As you have chosen to form a company using UKcorporator's two director standard company configuration, the company will be formed with two directors, being the same two persons (or entities) as the members/shareholders/owners.

Role
These two persons (or entities), as the members - as well as being the directors - will own the company.

As the company's directors, they will also be responsible for managing the business and affairs of the company and for ensuring, along with the company secretary (who may be one of the members / directors themselves or alternatively, if you prefer, another person), that the company complies with the Companies Act 1985.

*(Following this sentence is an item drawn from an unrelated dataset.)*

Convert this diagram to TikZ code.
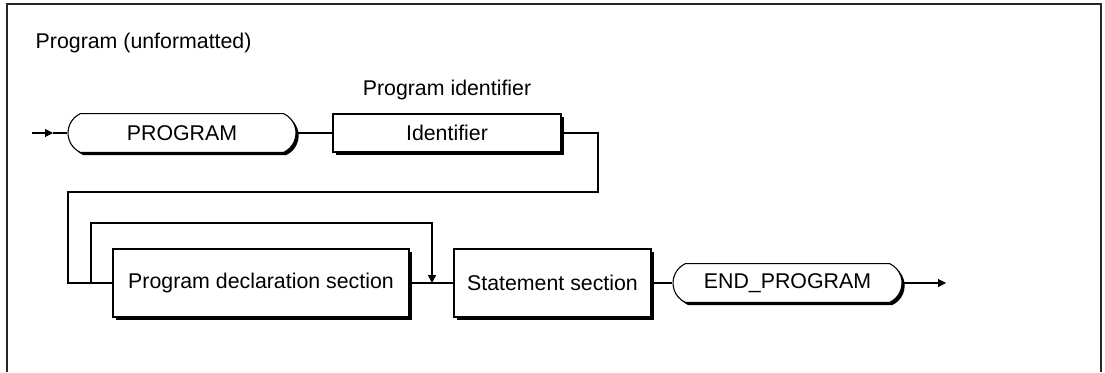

Relevant factors in choosing
The two members / directors:


need not be natural persons - a company or Scottish firm may be appointed as a director of another company. This is implicit in various provisions of the Companies Act 1985 (e.g. sections 289(1) and 305(4));


need not have any special formal qualifications;


need not be UK citizens - however, it is possible that UK immigration laws may prohibit such a member / director from working in the UK. If in doubt, advice may be sought from the Home Office Immigration and Nationality Directorate;


need not, under the Companies Act 1985, 'live' in the UK (nor need they reside, be a 'permanent resident', be domiciled, or be incorporated in the UK). Nevertheless, this general proposition may be subject to any applicable foreign investment or other rules which may apply from time to time;


must not have been disqualified by a court from acting as a company director (unless he or she has been given leave (permission) by a court to act as a director for a particular company);


must not be undischarged bankrupts (except with leave of the court) - section 11(1) of the Company Directors Disqualification Act 1986;


in the case of a company proposed to be registered in Scotland (as opposed to 'England and Wales') - must not be under the age of 16 - section 1(1)(a) of the Age of Legal Capacity (Scotland) Act 1991;


in the case of a company proposed to be registered in 'England and Wales' (as opposed to 'Scotland') - need not be of any particular minimum age, however, careful consideration should be given as to whether a proposed member / director who is a minor, has the legal capacity to consent to act as a director and to carry out the duties of a company director;


need not be younger than any particular age (i.e. there is no maximum age limit) unless the proposed company is to be a subsidiary of a public company. (If the private company is to be a subsidiary of a public company, a director of the subsidiary must not be over the age of 70 unless specifically approved by a general meeting of the company - section 293 of the Companies Act 1985. The word 'subsidiary' is defined in sections 736 and 736A of the Companies Act 1985.); and


if a company is to be a member/director, it must not be the very same company as the one you are proposing to form.